▸ **EXERCISE TASK**
Among the lines of the listing below, retype exactly those from the one containing "Clone this chart in matplotlib." through the one containing "plt.rcParams['font.family'] = ['Liberation", both included. Do not include pictures.

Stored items
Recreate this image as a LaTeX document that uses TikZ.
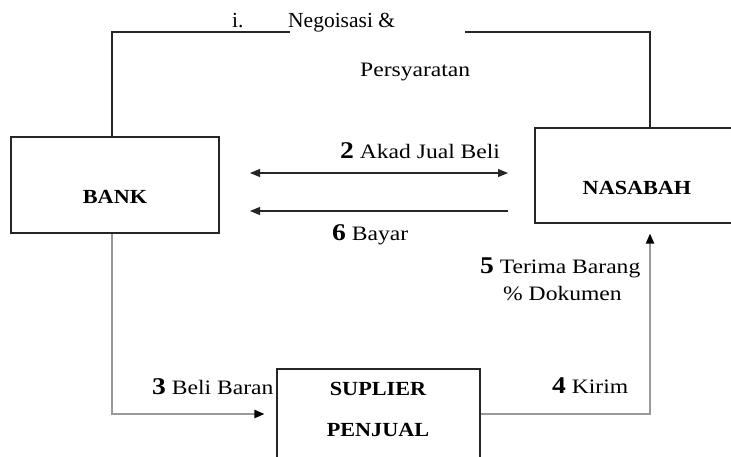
\documentclass[tikz,border=0pt]{standalone}
\usepackage{fontspec}
\setmainfont{Liberation Serif}
\newfontfamily\lblfont{Liberation Serif}[FakeStretch=1.15]
\newfontfamily\boxfont{Liberation Serif}[FakeStretch=1.11]
\usetikzlibrary{arrows.meta}
\begin{document}
\begin{tikzpicture}[x=1pt,y=-1pt,
  box/.style={draw=black!85, line width=1.1pt, fill=white, inner sep=0pt},
  boxtxt/.style={font=\boxfont\bfseries\fontsize{20}{21}\selectfont, inner sep=0pt},
  lbl/.style={font=\lblfont\fontsize{20.5}{21}\selectfont, inner sep=0pt, anchor=base west},
  toptxt/.style={font=\fontsize{21.5}{22}\selectfont, inner sep=0pt, anchor=base west},
  blk/.style={line width=1.1pt, draw=black!85},
  gry/.style={line width=2pt, draw=black!40},
  tipk/.tip={Triangle[length=10pt,width=8pt,color=black]},
  tipb/.tip={Triangle[length=10pt,width=8pt]}
]
\useasboundingbox[fill=white] (0,0) rectangle (731,456);

% boxes
\node[box, minimum width=208pt, minimum height=96pt] (bank) at (115,185) {};
\node[box, minimum width=212pt, minimum height=95pt] (nas) at (641,175.5) {};
\node[box, minimum width=203pt, minimum height=100pt] (sup) at (378.5,419) {};

\node[boxtxt] (bankt) at (115,197) {BANK};
\node[boxtxt] (nast) at (637,188) {NASABAH};
\node[boxtxt] (supt1) at (378,389) {SUPLIER};
\node[boxtxt] (supt2) at (378,430) {PENJUAL};

% top loop
\coordinate (tl) at (112,32);
\coordinate (tg1) at (290,32);
\coordinate (tg2) at (465,32);
\coordinate (tr) at (650,32);
\draw[blk] (bank.north -| tl) -- (tl) -- (tg1);
\draw[blk] (tg2) -- (tr) -- (tr |- nas.north);

% middle arrows
\coordinate (a2l) at (250,173);
\coordinate (a2r) at (508,173);
\coordinate (a6l) at (250,211);
\coordinate (a6r) at (508,211);
\draw[blk, tipb-tipb] (a2l) -- (a2r);
\draw[blk, -tipb] (a6r) -- (a6l);

% bottom grey connectors
\coordinate (bl) at (112,414);
\coordinate (br) at (650,414);
\draw[gry, -tipk, shorten >=12pt] (bank.south -| bl) -- (bl) -- (sup.west |- bl);
\draw[gry, -tipk, shorten >=10pt] (sup.east |- br) -- (br) -- (nas.south -| br);

% labels
\node[toptxt] (li) at (232,27) {i.};
\node[toptxt] (lneg) at (288,27) {Negoisasi \&};
\node[lbl] (lper) at (360,76) {Persyaratan};
\node[lbl] (l2) at (340,158) {{\fontsize{24}{24}\selectfont\bfseries 2} Akad Jual Beli};
\node[lbl] (l6) at (332,240) {{\fontsize{24}{24}\selectfont\bfseries 6} Bayar};
\node[lbl] (l5) at (480,273) {{\fontsize{24}{24}\selectfont\bfseries 5} Terima Barang};
\node[lbl] (l5b) at (503,300) {\% Dokumen};
\node[lbl] (l4) at (552,393) {{\fontsize{24}{24}\selectfont\bfseries 4} Kirim};
\node[lbl] (l3) at (152,394) {{\fontsize{24}{24}\selectfont\bfseries 3} Beli Baran};
\end{tikzpicture}
\end{document}
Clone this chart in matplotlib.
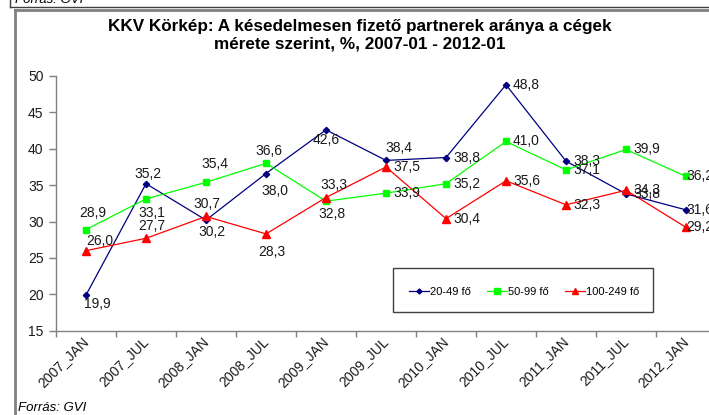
import matplotlib
matplotlib.use("Agg")
import matplotlib.pyplot as plt
from matplotlib.patches import Rectangle
from matplotlib.lines import Line2D

plt.rcParams['font.family'] = ['Liberation Sans', 'DejaVu Sans']

# Data
periods = ["2007_JAN", "2007_JUL", "2008_JAN", "2008_JUL", "2009_JAN", "2009_JUL",
           "2010_JAN", "2010_JUL", "2011_JAN", "2011_JUL", "2012_JAN"]
small_firms = [19.9, 35.2, 30.2, 36.6, 42.6, 38.4, 38.8, 48.8, 38.3, 33.8, 31.6]    # 20-49 fő
medium_firms = [28.9, 33.1, 35.4, 38.0, 32.8, 33.9, 35.2, 41.0, 37.1, 39.9, 36.2]   # 50-99 fő
large_firms = [26.0, 27.7, 30.7, 28.3, 33.3, 37.5, 30.4, 35.6, 32.3, 34.3, 29.2]    # 100-249 fő
series_names = ["20-49 fő", "50-99 fő", "100-249 fő"]

# label placement (pixel offsets from the point), None = to the right of the point
R = None
blue_off = [(11, -9), (2, 10), (6, -12), (3, 23), (0, -10), (13, 12), R, R, R, R, R]
green_off = [(7, 17), (6, -14), (9, 18), (9, -28), (6, -13), R, R, R, R, R, R]
red_off = [(14, 10), (6, 12), (1, 12), (6, -18), (8, 13), R, R, R, R, R, R]

W, H = 709, 415
fig = plt.figure(figsize=(W / 100, H / 100), dpi=100)

# axes placed in pixels, right end runs past the figure edge like the reference crop
left, right, bottom, top = 56, 716, 330.7, 76
ax = fig.add_axes([left / W, 1 - bottom / H, (right - left) / W, (bottom - top) / H])

x = list(range(len(periods)))
styles = [
    (small_firms, "#000080", "D", 3.2, blue_off),
    (medium_firms, "#00FF00", "s", 5, green_off),
    (large_firms, "#FF0000", "^", 5.5, red_off),
]
handles = []
for (vals, col, mk, ms, offs), name in zip(styles, series_names):
    ax.plot(x, vals, color=col, lw=0.9, marker=mk, markersize=ms,
            markeredgecolor=col, markerfacecolor=col, clip_on=False, zorder=3)
    handles.append(Line2D([], [], color=col, lw=0.9, marker=mk, markersize=ms * 0.8,
                          markeredgecolor=col, markerfacecolor=col, label=name))
    for xi, v, off in zip(x, vals, offs):
        txt = f"{v:.1f}".replace(".", ",")
        if off is None:
            # last column: Excel pulled the labels back onto the point
            dx = 0 if xi == x[-1] else 7
            ax.annotate(txt, (xi, v), xytext=(dx, 0), textcoords='offset pixels',
                        ha='left', va='center', fontsize=10, color='#1a1a1a',
                        annotation_clip=False, zorder=4)
        else:
            ax.annotate(txt, (xi, v), xytext=off, textcoords='offset pixels',
                        ha='center', va='center', fontsize=10, color='#1a1a1a',
                        annotation_clip=False, zorder=4)

ax.set_xlim(-0.5, len(periods) - 0.5)
ax.set_ylim(15, 50)
ax.set_yticks(range(15, 51, 5))
ax.set_xticks(x)
ax.set_xticklabels(periods, rotation=45, ha='right', va='center', rotation_mode='anchor',
                   fontsize=10, color='#1a1a1a')
ax.set_xticks([i - 0.5 for i in range(len(periods) + 1)], minor=True)
ax.tick_params(axis='x', which='major', length=0, pad=6)
ax.tick_params(axis='x', which='minor', length=4, width=1, color='#808080', direction='out')
ax.tick_params(axis='y', length=5, width=1, color='#808080', direction='out',
               labelsize=10, labelcolor='#1a1a1a', pad=4)
for s in ['top', 'right']:
    ax.spines[s].set_visible(False)
for s in ['left', 'bottom']:
    ax.spines[s].set_color('#808080')
    ax.spines[s].set_linewidth(1)
ax.patch.set_alpha(0)

# title, two centred lines
fig.text(360 / W, 1 - 26 / H, "KKV Körkép: A késedelmesen fizető partnerek aránya a cégek",
         ha='center', va='center', fontsize=12.3, fontweight='bold')
fig.text(360 / W, 1 - 44 / H, "mérete szerint, %, 2007-01 - 2012-01",
         ha='center', va='center', fontsize=12.3, fontweight='bold')

# legend box
fig.patches.append(Rectangle((393 / W, 1 - 312 / H), 260 / W, 44 / H, transform=fig.transFigure,
                             facecolor='white', edgecolor='#404040', lw=1, zorder=5))
leg = fig.legend(handles=handles, loc='center', bbox_to_anchor=(524 / W, 1 - 292 / H),
                 ncol=3, frameon=False, handlelength=1.8, handletextpad=0.15,
                 columnspacing=1.4, prop={'size': 8})
leg.set_zorder(6)

# chart frame and the cut-off box above it
fig.add_artist(Line2D([15 / W, 15 / W], [0, 1 - 10 / H], color='#808080', lw=2,
                      transform=fig.transFigure))
fig.add_artist(Line2D([15 / W, 1], [1 - 10 / H, 1 - 10 / H], color='#808080', lw=2,
                      transform=fig.transFigure))
fig.add_artist(Line2D([10 / W, 1], [1 - 7 / H, 1 - 7 / H], color='#404040', lw=1,
                      transform=fig.transFigure))
fig.add_artist(Line2D([10 / W, 10 / W], [1 - 7 / H, 1], color='#404040', lw=1,
                      transform=fig.transFigure))
fig.text(15 / W, 1 - 3 / H, "Forrás: GVI", ha='left', va='baseline', fontsize=9.5,
         style='italic')

fig.text(18 / W, 1 - 408 / H, "Forrás: GVI", ha='left', va='center', fontsize=9.5,
         style='italic')

fig.savefig("out.png", dpi=100)
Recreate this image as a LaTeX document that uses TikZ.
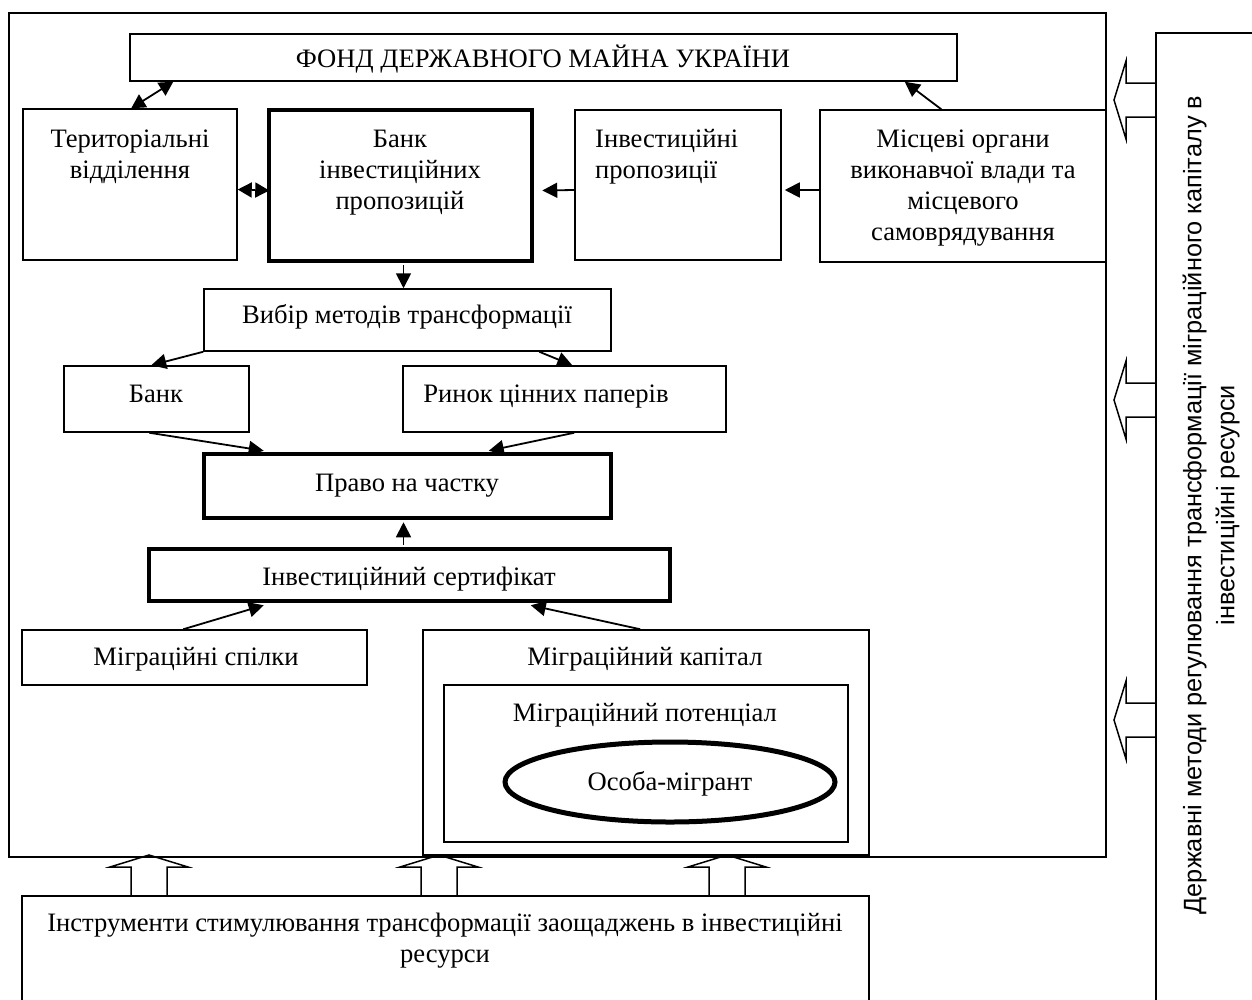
\documentclass[tikz,border=0pt]{standalone}
\usepackage{fontspec}
\setmainfont{Liberation Serif}
\newfontfamily\vsans{Liberation Sans}
\usetikzlibrary{arrows.meta,calc,shapes.geometric}
\newcommand\mybox[6]{\node[#6,minimum width={#4-#2},minimum height={#5-#3}] (#1) at ({(#2+#4)/2},{(#3+#5)/2}) {};}
\begin{document}
\begin{tikzpicture}[x=1pt,y=-1pt,
 box/.style={draw,line width=1.5pt,inner sep=0pt},
 thickbox/.style={draw,line width=4.5pt,inner sep=0pt},
 txt/.style={font=\fontsize{26.6}{31}\selectfont,align=center,inner sep=0pt,anchor=base},
 con/.style={line width=1.8pt,-{Triangle[length=15pt,width=15pt]}},
 dcon/.style={line width=1.8pt,{Triangle[length=14pt,width=15pt]}-{Triangle[length=14pt,width=15pt]}},
 blk/.style={draw,line width=1.5pt,line join=miter}]
\clip (0,0) rectangle (1252,999);
\fill[white] (0,0) rectangle (1252,999);
% boxes
\mybox{frame}{9}{13}{1106}{857}{box}
\mybox{fond}{130}{34}{957}{81}{box}
\mybox{ter}{23}{109}{237}{260}{box}
\mybox{bank}{269}{110}{532}{261}{thickbox}
\mybox{inv}{575}{110}{781}{260}{box}
\mybox{misc}{820}{110}{1106}{262}{box}
\mybox{vybir}{204}{289}{611}{351}{box}
\mybox{bankk}{64}{366}{249}{432}{box}
\mybox{rynok}{403}{366}{726}{432}{box}
\mybox{pravo}{204}{454}{611}{518}{thickbox}
\mybox{cert}{149}{549}{670}{601}{thickbox}
\mybox{spilky}{22}{630}{367}{685}{box}
\mybox{kapital}{423}{630}{869}{855}{box}
\mybox{potencial}{444}{685}{848}{842}{box}
\mybox{bottom}{22}{896}{869}{1012}{box}
\mybox{right}{1156}{33}{1264}{1012}{box}
\node[ellipse,draw,line width=5pt,minimum width=330,minimum height=80] (osoba) at (670,782) {};
% texts (anchor=base is the baseline of the last line)
\node[txt] (tfond) at (543,67) {ФОНД ДЕРЖАВНОГО МАЙНА УКРАЇНИ};
\node[txt] (tter) at (130,178) {Територіальні\\відділення};
\node[txt] (tbank) at (400,209) {Банк\\інвестиційних\\пропозицій};
\node[txt,align=left,anchor=base west] (tinv) at (595,178) {Інвестиційні\\пропозиції};
\node[txt] (tmisc) at (963,240) {Місцеві органи\\виконавчої влади та\\місцевого\\самоврядування};
\node[txt] (tvybir) at (407,323) {Вибір методів трансформації};
\node[txt] (tbankk) at (156,402) {Банк};
\node[txt] (trynok) at (546,402) {Ринок цінних паперів};
\node[txt] (tpravo) at (407,491) {Право на частку};
\node[txt] (tcert) at (409,585) {Інвестиційний сертифікат};
\node[txt] (tspilky) at (196,665) {Міграційні спілки};
\node[txt] (tkapital) at (645,665) {Міграційний капітал};
\node[txt] (tpotencial) at (645,721) {Міграційний потенціал};
\node[txt] (tosoba) at (670,790) {Особа-мігрант};
\node[txt] (tbottom) at (445,962) {Інструменти стимулювання трансформації заощаджень в інвестиційні\\ресурси};
\node[rotate=90,font=\vsans\fontsize{25.3}{33}\selectfont,align=center,inner sep=0pt] (tright) at (1211,505) {Державні методи регулювання трансформації міграційного капіталу в\\інвестиційні ресурси};
% connectors
\draw[dcon] ($(ter.north west)+(109,0)$) -- ($(fond.south west)+(44,0)$);
\draw[dcon] ($(ter.east)+(0,5)$) -- ($(bank.east)+(-265,5)$);
\draw[con] ($(inv.west)+(0,5)$) -- ($(bank.east)+(8,5)$);
\draw[con] ($(misc.west)+(0,4)$) -- ($(inv.east)+(3,5)$);
\draw[con] ($(misc.north west)+(122,0)$) -- ($(fond.south east)+(-53,0)$);
\draw[con] ($(bank.south)+(3,2)$) -- ($(vybir.north)+(-4,0)$);
\draw[con] (vybir.south west) -- ($(bankk.north west)+(88,0)$);
\draw[con] ($(vybir.south west)+(336,0)$) -- ($(rynok.north west)+(170,0)$);
\draw[con] ($(bankk.south west)+(86,0)$) -- ($(pravo.north west)+(62,-1)$);
\draw[con] ($(rynok.south west)+(172,0)$) -- ($(pravo.north west)+(287,-1)$);
\draw[con] ($(cert.north)+(-6,-2)$) -- ($(pravo.south)+(-4,2)$);
\draw[con] ($(spilky.north west)+(162,0)$) -- ($(cert.south west)+(117,2)$);
\draw[con] ($(kapital.north west)+(218,0)$) -- ($(cert.south west)+(384,2)$);
% block arrows up
\foreach \cx in {149,439,727}{
 \draw[blk] (\cx-18,896) -- (\cx-18,867) -- (\cx-39,867) -- (\cx,855) -- (\cx+39,867) -- (\cx+18,867) -- (\cx+18,896);
}
% block arrows left
\foreach \cy in {100,400,720}{
 \draw[blk] (1156,\cy-17) -- (1126,\cy-17) -- (1126,\cy-39) -- (1114,\cy) -- (1126,\cy+39) -- (1126,\cy+17) -- (1156,\cy+17);
}
\end{tikzpicture}
\end{document}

▸ **THE ANSWER**
Clone this chart in matplotlib.
import matplotlib
matplotlib.use("Agg")
import matplotlib.pyplot as plt
from matplotlib.patches import Rectangle
from matplotlib.lines import Line2D

plt.rcParams['font.family'] = ['Liberation Sans', 'DejaVu Sans']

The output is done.